Traditional Chinese Veterinary Medicine has been practiced for thousands of years.  It recognizes that the health of the body depends on keeping the body's flow of Qi (pronounced "chee") in proper balance.  

Qi is the body's energy or life force.  It flows through channels in the body, called meridians.  There is a normal cycle to the flow of Qi that maintains the body in a healthy state.  If there is an imbalance or blockage to the flow of Qi, the result is a disease state or pain.

What is Acupuncture?

Acupuncture is a method used by TCVM to influence the flow of Qi.  According to Eastern Medicine, by stimulating the acupoints along the meridians, one can rebalance the flow of chi, and return the body to a healthy state.

Other methods used in TCVM include Chinese Herbal Medicine, Food Therapy, and Tui-na (a Chinese method of medical manipulation, similar to massage and chiropractic medicine).

How Does Acupuncture Work?

In Western Medicine, we find that acupoints are located in areas where there is a high density of nerve endings, blood vessels, lymphatics and mast cells.  Stimulating these areas has been proven to alter blood flow and the release of neurotransmitters, such as endorphins and serotonin.  Thus, acupuncture can influence the circulatory system, nervous system, endocrine system and immune system.  Scientific studies support the use of acupuncture for pain relief, and as more studies are conducted, the mechanism of this ancient therapy will be better understood.

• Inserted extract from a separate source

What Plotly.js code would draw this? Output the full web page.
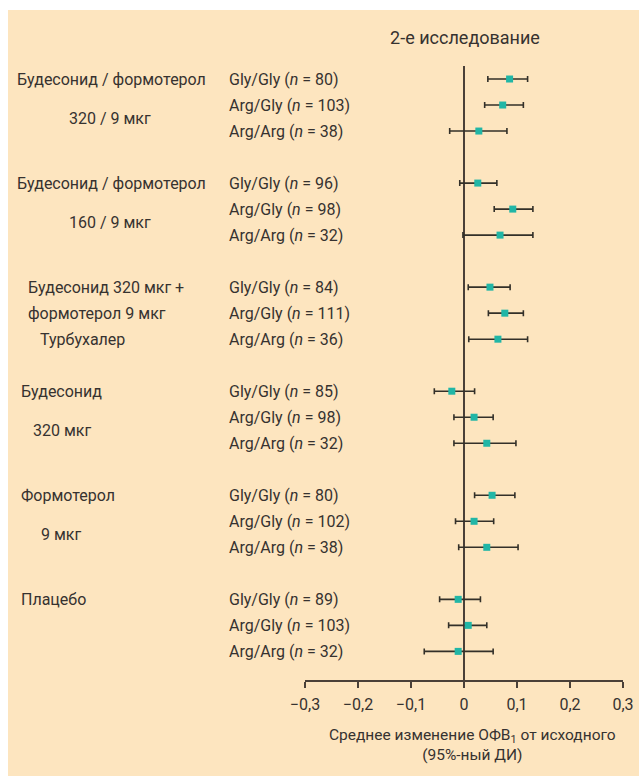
<!DOCTYPE html>
<html>
<head>
<meta charset="utf-8">
<script src="https://cdn.plot.ly/plotly-3.0.1.min.js"></script>
<style>html,body{margin:0;padding:0;background:#fff;}</style>
</head>
<body>
<div id="chart" style="width:639px;height:776px;"></div>
<script>
// ---- data ----
var groupLabels = [
  ["Будесонид / формотерол", "320 / 9 мкг"],
  ["Будесонид / формотерол", "160 / 9 мкг"],
  ["Будесонид 320 мкг +", "формотерол 9 мкг", "Турбухалер"],
  ["Будесонид", "320 мкг"],
  ["Формотерол", "9 мкг"],
  ["Плацебо"]
];
var genotypes = ["Gly/Gly", "Arg/Gly", "Arg/Arg"];
var nValues = [
  [80, 103, 38],
  [96, 98, 32],
  [84, 111, 36],
  [85, 98, 32],
  [80, 102, 38],
  [89, 103, 32]
];
var meanChange = [
  [0.086, 0.073, 0.028],
  [0.026, 0.092, 0.068],
  [0.049, 0.077, 0.064],
  [-0.023, 0.019, 0.043],
  [0.053, 0.019, 0.043],
  [-0.011, 0.008, -0.011]
];
var ciLow = [
  [0.045, 0.039, -0.027],
  [-0.008, 0.057, -0.002],
  [0.008, 0.046, 0.009],
  [-0.056, -0.019, -0.019],
  [0.020, -0.016, -0.010],
  [-0.046, -0.029, -0.075]
];
var ciHigh = [
  [0.120, 0.112, 0.081],
  [0.062, 0.130, 0.130],
  [0.087, 0.112, 0.120],
  [0.020, 0.055, 0.098],
  [0.096, 0.056, 0.102],
  [0.031, 0.043, 0.055]
];
var tickVals = [-0.3, -0.2, -0.1, 0, 0.1, 0.2, 0.3];
var tickText = ["\u22120,3", "\u22120,2", "\u22120,1", "0", "0,1", "0,2", "0,3"];
var titleText = "2-е исследование";
var xTitleText = "Среднее изменение ОФВ<sub>1</sub> от исходного<br>(95%-ный ДИ)";

// ---- layout geometry ----
var W = 639, H = 776;
var ML = 305, MR = 16, MT = 66, MB = 96;
var PW = W - ML - MR, PH = H - MT - MB;
function px2x(px) { return (px - ML) / PW; }
function py2y(py) { return (H - MB - py) / PH; }

var FONT = 'Roboto, "Liberation Sans", Arial, sans-serif';
var FS = 16;
var TXT = '#363230';
var LINE = '#4a4038';

var xs = [], ys = [], plus = [], minus = [], annotations = [];
for (var g = 0; g < meanChange.length; g++) {
  for (var r = 0; r < genotypes.length; r++) {
    var slot = g * 4 + r;
    xs.push(meanChange[g][r]);
    ys.push(slot);
    plus.push(ciHigh[g][r] - meanChange[g][r]);
    minus.push(meanChange[g][r] - ciLow[g][r]);
    annotations.push({
      xref: 'paper', yref: 'y', x: px2x(227), y: slot, xanchor: 'left', yanchor: 'middle',
      text: genotypes[r] + ' (<i>n</i> = ' + nValues[g][r] + ')', showarrow: false,
      font: {family: FONT, size: FS, color: TXT}
    });
  }
}

// group label placement
var groupPlace = [
  [{c: 111, s: 0}, {c: 110, s: 1.5}],
  [{c: 111, s: 0}, {c: 110, s: 1.5}],
  [{l: 26, s: 0}, {l: 26, s: 1}, {l: 38, s: 2}],
  [{l: 19, s: 0}, {c: 62, s: 1.5}],
  [{l: 19, s: 0}, {c: 61, s: 1.5}],
  [{l: 19, s: 0}]
];
for (var g2 = 0; g2 < groupLabels.length; g2++) {
  for (var k = 0; k < groupLabels[g2].length; k++) {
    var p = groupPlace[g2][k];
    annotations.push({
      xref: 'paper', yref: 'y',
      x: px2x(p.c !== undefined ? p.c : p.l),
      xanchor: p.c !== undefined ? 'center' : 'left',
      y: g2 * 4 + p.s, yanchor: 'middle',
      text: groupLabels[g2][k], showarrow: false,
      font: {family: FONT, size: FS, color: TXT}
    });
  }
}

// x-axis title (placed as an annotation for exact position)
annotations.push({
  xref: 'paper', yref: 'paper', x: px2x(472), y: py2y(745),
  xanchor: 'center', yanchor: 'middle', align: 'center',
  text: xTitleText, showarrow: false,
  font: {family: FONT, size: 15.5, color: TXT}
});

var trace = {
  type: 'scatter', mode: 'markers',
  x: xs, y: ys,
  marker: {symbol: 'square', size: 7, color: '#21b6a6', line: {width: 0}},
  error_x: {type: 'data', symmetric: false, array: plus, arrayminus: minus,
            color: '#333029', thickness: 1.6, width: 3},
  hoverinfo: 'x', showlegend: false, cliponaxis: false
};

var layout = {
  width: W, height: H,
  margin: {l: ML, r: MR, t: MT, b: MB, pad: 0},
  paper_bgcolor: '#ffffff',
  plot_bgcolor: 'rgba(0,0,0,0)',
  font: {family: FONT, size: FS, color: TXT},
  showlegend: false,
  title: {
    text: titleText, xref: 'paper', x: px2x(465), xanchor: 'center',
    yref: 'container', y: 1 - 38 / H, yanchor: 'middle',
    font: {family: FONT, size: 18, color: TXT}
  },
  xaxis: {
    range: [-0.3, 0.3], tickvals: tickVals, ticktext: tickText,
    ticks: 'outside', ticklen: 6, tickwidth: 1.6, tickcolor: LINE,
    ticklabelstandoff: 3,
    showline: true, linecolor: LINE, linewidth: 1.6,
    zeroline: true, zerolinecolor: LINE, zerolinewidth: 2.2,
    showgrid: false, fixedrange: true,
    tickfont: {family: FONT, size: FS, color: TXT}
  },
  yaxis: {range: [23.1, -0.5], visible: false, fixedrange: true},
  shapes: [{
    type: 'rect', xref: 'paper', yref: 'paper', layer: 'below',
    x0: px2x(8), x1: px2x(W + 2), y0: py2y(H + 2), y1: py2y(10),
    fillcolor: '#fde5bf', line: {width: 0}
  }],
  annotations: annotations
};

Plotly.newPlot('chart', [trace], layout, {displayModeBar: false, staticPlot: true});
</script>
</body>
</html>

How are Acupoints Stimulated?

Acupuncture needles are very thin, sterile, stainless-steel needles that are disposed of after each use.  They are solid, not hollow like hypodermic needles.  Insertion of a needle into an acupoint is called dry needling.  Other methods of stimulation inculde: moxabustion - burning incense over the needle to warm the acupoint, aquapuncture - injecting a small amount of fluid into the acupoint, electroacupuncture - sending small pulses of electricity into the needles,
laser - using high intesity laser to penetrate the tissue and stimulate the acupoint without needles.  

Is Acupuncture Painful?

Insertion of needles in the acupuncture points is vitually painless.  Sometimes the local muscles may quiver when the needle is inserted.  Patients may feel nothing at all, to a slight tingle or a feeling of heaviness while the needles are in place.  Infact, most animals become very relaxed during treatments and may even fall asleep.  However, some sensation may still be felt, and if an animal seems uncomfortable, the needles can be removed or repositioned.  For very animals that resist needles, laser acupuncture can be extremely benificial. 

When to Expect Results

After treatments, some animals may be tired or sleepy, and in some cases, their condition may even seem to worsen for 1-2 days.  However, these effects indicate that the body is going through a physiologic change, and is most often followed by overall improvement in the condition.

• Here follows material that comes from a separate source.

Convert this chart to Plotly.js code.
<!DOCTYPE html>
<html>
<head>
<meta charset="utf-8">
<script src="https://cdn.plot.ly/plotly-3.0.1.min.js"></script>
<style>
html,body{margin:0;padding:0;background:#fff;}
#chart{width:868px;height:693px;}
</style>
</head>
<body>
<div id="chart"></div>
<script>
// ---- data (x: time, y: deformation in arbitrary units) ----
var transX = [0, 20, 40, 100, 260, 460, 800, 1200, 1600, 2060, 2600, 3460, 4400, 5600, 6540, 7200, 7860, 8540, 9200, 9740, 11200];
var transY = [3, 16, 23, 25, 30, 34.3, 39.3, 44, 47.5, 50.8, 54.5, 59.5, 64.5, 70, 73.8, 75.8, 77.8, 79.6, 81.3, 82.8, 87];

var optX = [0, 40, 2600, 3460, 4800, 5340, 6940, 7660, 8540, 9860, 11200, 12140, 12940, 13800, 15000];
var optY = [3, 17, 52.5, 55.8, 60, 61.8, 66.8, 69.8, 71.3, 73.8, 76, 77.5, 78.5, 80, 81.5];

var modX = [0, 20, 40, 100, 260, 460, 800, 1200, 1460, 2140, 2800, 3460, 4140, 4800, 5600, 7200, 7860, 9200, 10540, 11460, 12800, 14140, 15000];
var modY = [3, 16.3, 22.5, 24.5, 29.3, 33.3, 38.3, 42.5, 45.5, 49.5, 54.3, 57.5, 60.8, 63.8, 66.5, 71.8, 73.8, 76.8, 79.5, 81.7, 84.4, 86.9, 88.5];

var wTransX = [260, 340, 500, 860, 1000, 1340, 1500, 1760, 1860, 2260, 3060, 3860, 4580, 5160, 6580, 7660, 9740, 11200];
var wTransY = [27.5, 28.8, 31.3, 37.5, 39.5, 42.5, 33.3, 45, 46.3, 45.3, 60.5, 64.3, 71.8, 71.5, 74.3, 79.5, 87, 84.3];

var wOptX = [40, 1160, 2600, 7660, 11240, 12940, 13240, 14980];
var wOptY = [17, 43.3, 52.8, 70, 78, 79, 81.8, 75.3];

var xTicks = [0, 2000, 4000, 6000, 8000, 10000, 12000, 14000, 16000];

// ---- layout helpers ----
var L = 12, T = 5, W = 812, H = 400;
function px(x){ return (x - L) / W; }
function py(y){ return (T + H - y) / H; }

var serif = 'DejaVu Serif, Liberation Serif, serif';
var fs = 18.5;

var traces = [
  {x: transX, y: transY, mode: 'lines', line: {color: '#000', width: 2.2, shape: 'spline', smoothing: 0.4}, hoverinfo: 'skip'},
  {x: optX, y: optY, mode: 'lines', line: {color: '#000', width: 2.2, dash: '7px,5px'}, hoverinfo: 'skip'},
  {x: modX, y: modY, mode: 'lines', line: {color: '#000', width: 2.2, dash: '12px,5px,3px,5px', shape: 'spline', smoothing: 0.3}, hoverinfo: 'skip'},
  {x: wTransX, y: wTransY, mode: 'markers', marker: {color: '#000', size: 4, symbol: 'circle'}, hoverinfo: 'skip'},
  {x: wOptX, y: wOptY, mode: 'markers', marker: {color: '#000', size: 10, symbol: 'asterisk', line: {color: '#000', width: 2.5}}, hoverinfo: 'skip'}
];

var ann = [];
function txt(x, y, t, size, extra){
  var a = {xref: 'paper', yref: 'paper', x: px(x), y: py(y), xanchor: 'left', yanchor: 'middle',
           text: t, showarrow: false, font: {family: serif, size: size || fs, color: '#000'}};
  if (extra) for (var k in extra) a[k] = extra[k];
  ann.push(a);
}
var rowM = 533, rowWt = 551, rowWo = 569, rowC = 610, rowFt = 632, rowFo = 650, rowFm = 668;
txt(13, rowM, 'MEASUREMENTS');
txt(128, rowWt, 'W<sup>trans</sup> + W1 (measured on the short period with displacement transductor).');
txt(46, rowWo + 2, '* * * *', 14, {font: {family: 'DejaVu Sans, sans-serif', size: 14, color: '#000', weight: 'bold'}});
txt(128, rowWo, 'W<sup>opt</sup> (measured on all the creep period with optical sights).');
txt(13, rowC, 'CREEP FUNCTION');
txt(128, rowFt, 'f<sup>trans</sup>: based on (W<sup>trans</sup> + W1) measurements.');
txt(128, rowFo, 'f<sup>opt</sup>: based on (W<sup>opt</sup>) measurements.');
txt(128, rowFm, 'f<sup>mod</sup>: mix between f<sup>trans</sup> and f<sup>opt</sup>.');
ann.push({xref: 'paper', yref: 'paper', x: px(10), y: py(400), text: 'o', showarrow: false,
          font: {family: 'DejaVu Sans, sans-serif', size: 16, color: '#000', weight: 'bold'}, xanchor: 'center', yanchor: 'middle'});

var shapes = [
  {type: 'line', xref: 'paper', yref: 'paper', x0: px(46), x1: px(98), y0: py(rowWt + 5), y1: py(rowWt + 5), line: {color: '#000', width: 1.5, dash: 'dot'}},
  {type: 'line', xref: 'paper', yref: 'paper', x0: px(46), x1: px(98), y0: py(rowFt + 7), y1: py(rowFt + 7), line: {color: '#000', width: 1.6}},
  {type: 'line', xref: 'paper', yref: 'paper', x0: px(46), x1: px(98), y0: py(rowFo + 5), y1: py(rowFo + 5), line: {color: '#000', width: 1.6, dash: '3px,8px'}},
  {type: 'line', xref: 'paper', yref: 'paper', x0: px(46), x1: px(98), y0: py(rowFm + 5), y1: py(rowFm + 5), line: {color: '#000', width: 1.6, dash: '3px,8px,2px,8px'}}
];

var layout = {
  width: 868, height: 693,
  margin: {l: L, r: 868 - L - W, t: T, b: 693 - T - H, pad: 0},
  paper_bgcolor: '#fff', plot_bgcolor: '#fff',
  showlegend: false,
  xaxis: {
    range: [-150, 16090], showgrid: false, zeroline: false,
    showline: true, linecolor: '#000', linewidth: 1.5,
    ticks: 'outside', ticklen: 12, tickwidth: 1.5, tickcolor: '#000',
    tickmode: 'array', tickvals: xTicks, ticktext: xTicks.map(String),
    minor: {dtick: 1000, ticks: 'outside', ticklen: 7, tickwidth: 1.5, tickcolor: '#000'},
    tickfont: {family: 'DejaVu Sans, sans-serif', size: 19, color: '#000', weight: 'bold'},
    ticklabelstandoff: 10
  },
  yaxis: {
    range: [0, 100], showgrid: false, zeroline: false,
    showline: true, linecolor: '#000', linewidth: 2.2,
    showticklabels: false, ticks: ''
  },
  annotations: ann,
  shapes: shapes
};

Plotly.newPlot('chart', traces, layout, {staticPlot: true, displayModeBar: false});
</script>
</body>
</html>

Treatments generally last 20-60 minutes.  The number of treatments depends on what condition your animal is being treated for, how severe it is, and how long it has been affecting them.  An acute condition may be cleared up with a single treatment, whereas a chronic condition may take 3 to 10 treatments, to start seeing positive results.  Some conditions may require regular treatments, but the number of treatments will be tapered to effect.

Is Acupuncture Safe?

Acupuncture is a very safe medical prodedure when administered by a qualified professional.  Very few side effects have been found in clinical cases.  Acupuncture is a method of helping the body heal itself.

Who is Qualified to Perform Veterinary Acupuncture?

Only licensed veterinarians are eligible to practice acupuncture in most states, including Pennsylvania.  It is highly recommended that the veterinarian complete an intensive training program and receive certification prior to treating your pet.